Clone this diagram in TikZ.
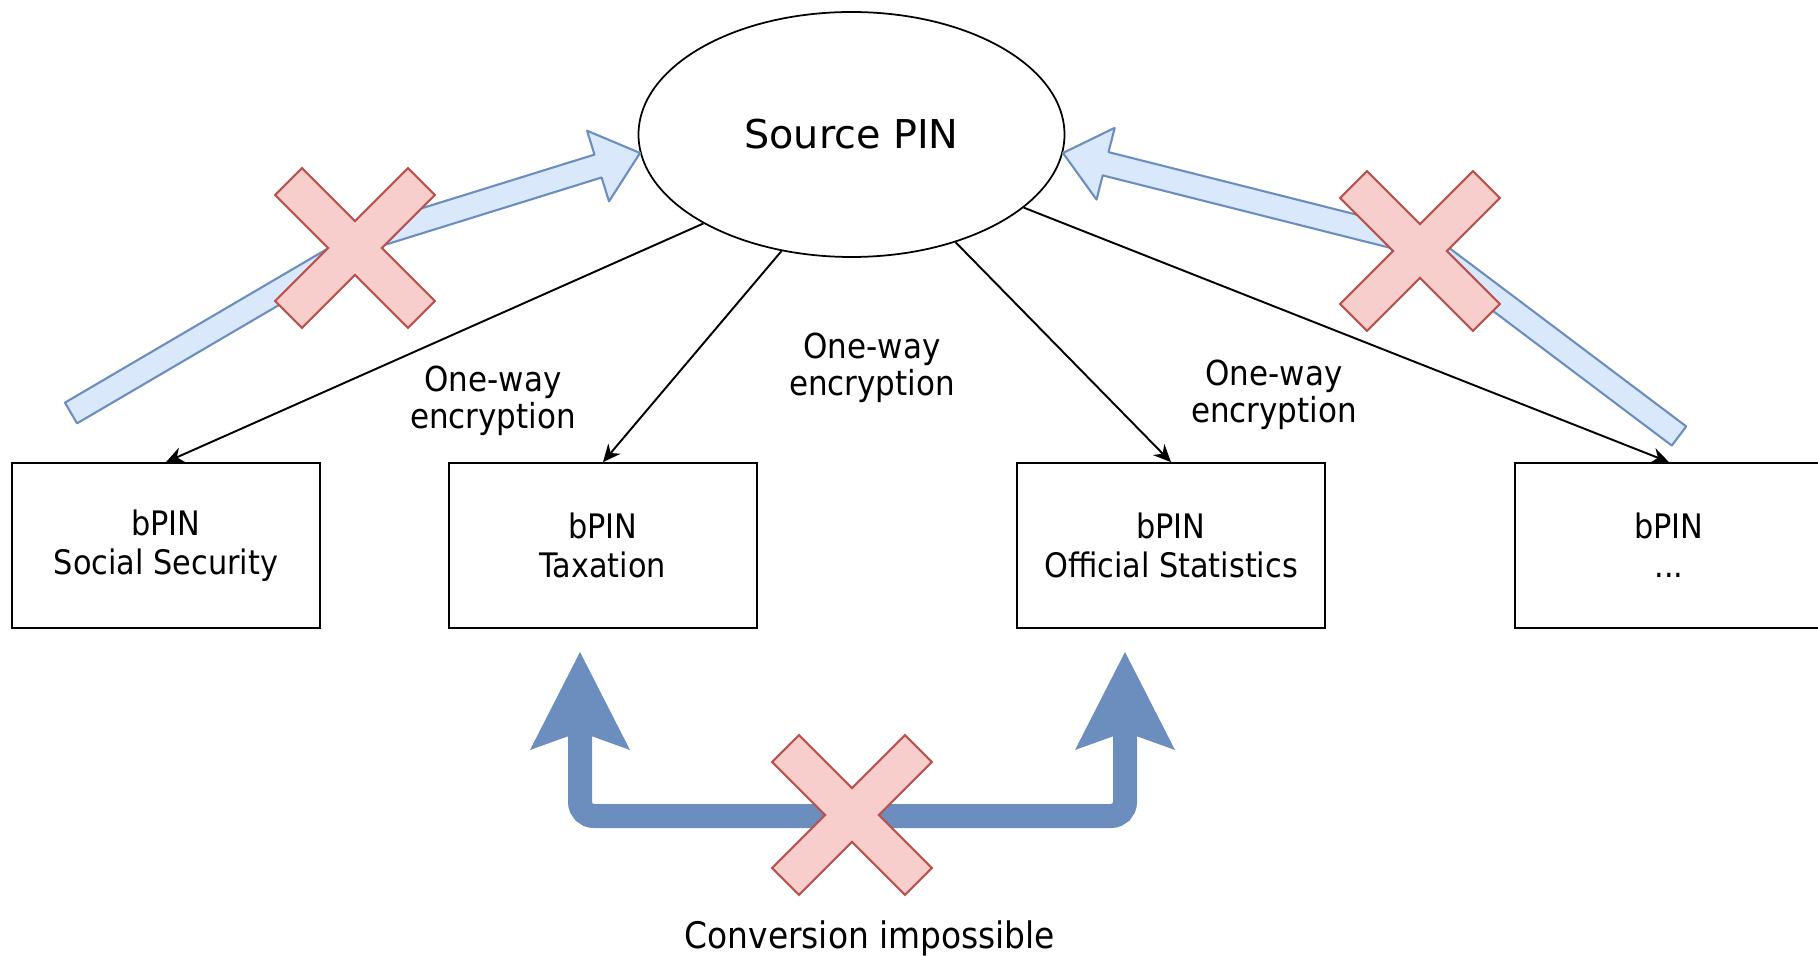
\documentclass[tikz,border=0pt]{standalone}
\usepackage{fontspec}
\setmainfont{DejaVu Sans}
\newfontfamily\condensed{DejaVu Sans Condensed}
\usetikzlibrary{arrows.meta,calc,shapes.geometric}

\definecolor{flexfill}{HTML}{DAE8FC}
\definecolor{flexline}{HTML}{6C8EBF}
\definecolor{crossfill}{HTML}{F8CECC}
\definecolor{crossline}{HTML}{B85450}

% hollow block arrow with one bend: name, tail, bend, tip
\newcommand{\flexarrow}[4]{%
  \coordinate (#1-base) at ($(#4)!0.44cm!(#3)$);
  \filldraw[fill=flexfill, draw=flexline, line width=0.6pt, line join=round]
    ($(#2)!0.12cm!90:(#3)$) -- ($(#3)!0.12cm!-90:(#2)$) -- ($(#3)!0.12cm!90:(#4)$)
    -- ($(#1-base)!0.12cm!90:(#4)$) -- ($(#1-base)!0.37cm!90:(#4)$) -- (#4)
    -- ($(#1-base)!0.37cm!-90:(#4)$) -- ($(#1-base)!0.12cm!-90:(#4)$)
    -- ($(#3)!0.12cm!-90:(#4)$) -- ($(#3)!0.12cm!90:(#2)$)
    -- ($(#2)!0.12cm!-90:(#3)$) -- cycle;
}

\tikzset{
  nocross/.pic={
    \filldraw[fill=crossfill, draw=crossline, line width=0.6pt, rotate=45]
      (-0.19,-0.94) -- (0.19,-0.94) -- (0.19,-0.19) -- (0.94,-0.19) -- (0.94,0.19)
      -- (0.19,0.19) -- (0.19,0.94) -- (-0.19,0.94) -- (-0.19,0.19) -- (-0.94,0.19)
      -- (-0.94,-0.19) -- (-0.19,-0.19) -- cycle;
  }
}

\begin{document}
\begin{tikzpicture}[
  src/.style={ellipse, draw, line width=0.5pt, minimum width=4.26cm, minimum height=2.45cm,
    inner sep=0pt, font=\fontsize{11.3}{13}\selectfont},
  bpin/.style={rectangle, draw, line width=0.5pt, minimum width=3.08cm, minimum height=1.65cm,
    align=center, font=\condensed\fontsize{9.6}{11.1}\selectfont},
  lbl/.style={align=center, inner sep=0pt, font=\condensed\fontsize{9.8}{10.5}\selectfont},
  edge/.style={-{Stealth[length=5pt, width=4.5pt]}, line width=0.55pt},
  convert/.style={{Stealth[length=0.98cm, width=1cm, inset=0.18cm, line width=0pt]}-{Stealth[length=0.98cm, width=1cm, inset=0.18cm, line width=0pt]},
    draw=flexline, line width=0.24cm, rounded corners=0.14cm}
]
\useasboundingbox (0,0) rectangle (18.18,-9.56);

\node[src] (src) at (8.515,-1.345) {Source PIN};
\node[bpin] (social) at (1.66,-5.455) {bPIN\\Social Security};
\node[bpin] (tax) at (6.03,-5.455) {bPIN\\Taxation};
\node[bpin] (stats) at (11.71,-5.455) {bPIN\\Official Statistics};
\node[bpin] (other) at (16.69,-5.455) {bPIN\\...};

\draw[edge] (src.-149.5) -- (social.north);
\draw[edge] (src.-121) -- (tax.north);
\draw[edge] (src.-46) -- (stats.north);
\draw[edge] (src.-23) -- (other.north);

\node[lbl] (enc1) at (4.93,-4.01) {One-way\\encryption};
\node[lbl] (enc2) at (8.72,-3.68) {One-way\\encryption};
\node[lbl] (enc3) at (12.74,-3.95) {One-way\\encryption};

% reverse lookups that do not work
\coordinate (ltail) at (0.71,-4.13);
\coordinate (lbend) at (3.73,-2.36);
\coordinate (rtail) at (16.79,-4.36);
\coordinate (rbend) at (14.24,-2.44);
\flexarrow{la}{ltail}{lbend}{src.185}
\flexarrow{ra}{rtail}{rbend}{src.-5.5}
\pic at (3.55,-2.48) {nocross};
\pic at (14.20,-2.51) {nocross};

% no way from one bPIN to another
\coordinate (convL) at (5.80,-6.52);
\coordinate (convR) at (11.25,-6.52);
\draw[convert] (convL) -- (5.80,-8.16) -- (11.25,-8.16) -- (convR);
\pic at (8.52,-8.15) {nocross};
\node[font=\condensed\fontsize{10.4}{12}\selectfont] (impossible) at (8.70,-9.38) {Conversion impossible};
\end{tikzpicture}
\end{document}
┄┄┄┄┄┄
### AIM OF THE TASK
Give the data above again in full and unchanged, skipping the pictures.

### EXERCISE RESPONSE
Clone this diagram in TikZ.
\documentclass[tikz,border=0pt]{standalone}
\usepackage{fontspec}
\setmainfont{DejaVu Sans}
\newfontfamily\condensed{DejaVu Sans Condensed}
\usetikzlibrary{arrows.meta,calc,shapes.geometric}

\definecolor{flexfill}{HTML}{DAE8FC}
\definecolor{flexline}{HTML}{6C8EBF}
\definecolor{crossfill}{HTML}{F8CECC}
\definecolor{crossline}{HTML}{B85450}

% hollow block arrow with one bend: name, tail, bend, tip
\newcommand{\flexarrow}[4]{%
  \coordinate (#1-base) at ($(#4)!0.44cm!(#3)$);
  \filldraw[fill=flexfill, draw=flexline, line width=0.6pt, line join=round]
    ($(#2)!0.12cm!90:(#3)$) -- ($(#3)!0.12cm!-90:(#2)$) -- ($(#3)!0.12cm!90:(#4)$)
    -- ($(#1-base)!0.12cm!90:(#4)$) -- ($(#1-base)!0.37cm!90:(#4)$) -- (#4)
    -- ($(#1-base)!0.37cm!-90:(#4)$) -- ($(#1-base)!0.12cm!-90:(#4)$)
    -- ($(#3)!0.12cm!-90:(#4)$) -- ($(#3)!0.12cm!90:(#2)$)
    -- ($(#2)!0.12cm!-90:(#3)$) -- cycle;
}

\tikzset{
  nocross/.pic={
    \filldraw[fill=crossfill, draw=crossline, line width=0.6pt, rotate=45]
      (-0.19,-0.94) -- (0.19,-0.94) -- (0.19,-0.19) -- (0.94,-0.19) -- (0.94,0.19)
      -- (0.19,0.19) -- (0.19,0.94) -- (-0.19,0.94) -- (-0.19,0.19) -- (-0.94,0.19)
      -- (-0.94,-0.19) -- (-0.19,-0.19) -- cycle;
  }
}

\begin{document}
\begin{tikzpicture}[
  src/.style={ellipse, draw, line width=0.5pt, minimum width=4.26cm, minimum height=2.45cm,
    inner sep=0pt, font=\fontsize{11.3}{13}\selectfont},
  bpin/.style={rectangle, draw, line width=0.5pt, minimum width=3.08cm, minimum height=1.65cm,
    align=center, font=\condensed\fontsize{9.6}{11.1}\selectfont},
  lbl/.style={align=center, inner sep=0pt, font=\condensed\fontsize{9.8}{10.5}\selectfont},
  edge/.style={-{Stealth[length=5pt, width=4.5pt]}, line width=0.55pt},
  convert/.style={{Stealth[length=0.98cm, width=1cm, inset=0.18cm, line width=0pt]}-{Stealth[length=0.98cm, width=1cm, inset=0.18cm, line width=0pt]},
    draw=flexline, line width=0.24cm, rounded corners=0.14cm}
]
\useasboundingbox (0,0) rectangle (18.18,-9.56);

\node[src] (src) at (8.515,-1.345) {Source PIN};
\node[bpin] (social) at (1.66,-5.455) {bPIN\\Social Security};
\node[bpin] (tax) at (6.03,-5.455) {bPIN\\Taxation};
\node[bpin] (stats) at (11.71,-5.455) {bPIN\\Official Statistics};
\node[bpin] (other) at (16.69,-5.455) {bPIN\\...};

\draw[edge] (src.-149.5) -- (social.north);
\draw[edge] (src.-121) -- (tax.north);
\draw[edge] (src.-46) -- (stats.north);
\draw[edge] (src.-23) -- (other.north);

\node[lbl] (enc1) at (4.93,-4.01) {One-way\\encryption};
\node[lbl] (enc2) at (8.72,-3.68) {One-way\\encryption};
\node[lbl] (enc3) at (12.74,-3.95) {One-way\\encryption};

% reverse lookups that do not work
\coordinate (ltail) at (0.71,-4.13);
\coordinate (lbend) at (3.73,-2.36);
\coordinate (rtail) at (16.79,-4.36);
\coordinate (rbend) at (14.24,-2.44);
\flexarrow{la}{ltail}{lbend}{src.185}
\flexarrow{ra}{rtail}{rbend}{src.-5.5}
\pic at (3.55,-2.48) {nocross};
\pic at (14.20,-2.51) {nocross};

% no way from one bPIN to another
\coordinate (convL) at (5.80,-6.52);
\coordinate (convR) at (11.25,-6.52);
\draw[convert] (convL) -- (5.80,-8.16) -- (11.25,-8.16) -- (convR);
\pic at (8.52,-8.15) {nocross};
\node[font=\condensed\fontsize{10.4}{12}\selectfont] (impossible) at (8.70,-9.38) {Conversion impossible};
\end{tikzpicture}
\end{document}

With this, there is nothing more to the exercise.